À Marseille, le mistral a soufflé 37 jours à plus de 58 km/h (seuil de vent fort) du 1er janvier au 19 avril, pour une moyenne annuelle de 80 jours. À Perpignan, la tramontane a soufflé 56 jours, soit déjà plus de la moitié du total de l’année dernière. Cette fréquence des vents forts cette année fait d’ailleurs suite à une année 2022 remarquablement peu ventée. À Perpignan, la tramontane avait soufflé 112 jours l’année dernière, soit la plus faible valeur depuis 1981. Mais depuis le début de l’année, la fréquence de ces vents s’est accélérée, accentuant l’assèchement des sols et favorisant les départs de feux.
Ces vents forts et fréquents, qui soufflent depuis le début janvier, sont liés à la position des centres d’action, que l’on identifie bien sûr nos cartes. Les hautes pressions ont été récurrentes en janvier et février, responsables d’une sécheresse hivernale généralisée. Puis, en mars et en avril, le flux océanique est revenu sur notre pays avec le défilé des perturbations. Mais ce flux d’ouest humide s’assèche en franchissant les reliefs du sud, avec la persistance d’un temps venté. Ainsi, entre le mistral et le vent d’ouest, le pourtour méditerranéen n’a pas pu bénéficier de passages pluvieux durables.
Dans le contexte du réchauffement climatique, les épisodes de vent fort ne devraient pas s’accentuer en Méditerranée. À l’image de ce qui s’était passé l’année dernière, ils devraient au contraire s’affaiblir si l'on en croit cette étude de 2017 (en anglais).
Peut-on espérer des pluies ces prochaines semaines ?
La saison printanière est propice aux pluies orageuses sur le bassin méditerranéen. Statistiquement, il y a donc encore bon espoir d’avoir de la pluie jusqu’en mai. D’ailleurs, ces derniers jours ont été marqués par des orages en région PACA, plutôt dans l’arrière-pays. Certes, les averses orageuses restent trop hétérogènes pour produire un arrosage efficace, mais peuvent profiter à certaines communes. En montagne, le manteau neigeux reste conséquent sur les Alpes du Sud et en Corse au-dessus de 2500 m, ce qui constitue une réserve en eau qui sera appréciable au moment de la fonte pour remplir les lacs réservoirs et alimenter les cours d’eau. En revanche, le manteau neigeux est déficitaire sur les Pyrénées, ce qui ne profitera pas au Roussillon. Enfin, les prévisions à long terme envisagent des précipitations proches des normales, voire excédentaires sur le pourtour méditerranéen ces prochains mois, y compris cet été, ce qui aurait pour effet d’atténuer quelque peu les effets de la sécheresse de ces derniers mois. Mais les pluies estivales, souvent orageuses, ne s’infiltrent pas dans le sol, ruissellent et s’évaporent : l’effet est donc très limité.

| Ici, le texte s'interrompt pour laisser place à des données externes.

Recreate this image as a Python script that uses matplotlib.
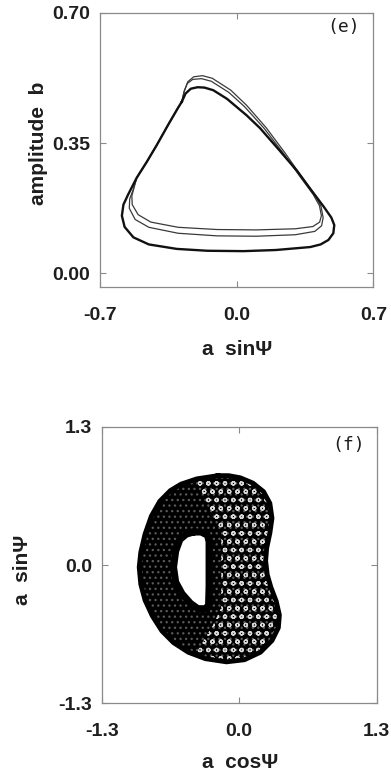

La configuration actuelle reste donc préoccupante et lourde de conséquence au sud-est. Les espoirs reposent sur la présence de neige sur les Alpes du sud et le démarrage de la saison orageuse pour éviter que les choses n'empirent ces prochains mois. Une chose est sûre : les précipitations estivales n'étant pas capables de s’infiltrer dans le sous-sol, la sécheresse risque de continuer à s’aggraver inévitablement dans de nombreux secteurs du sud-est.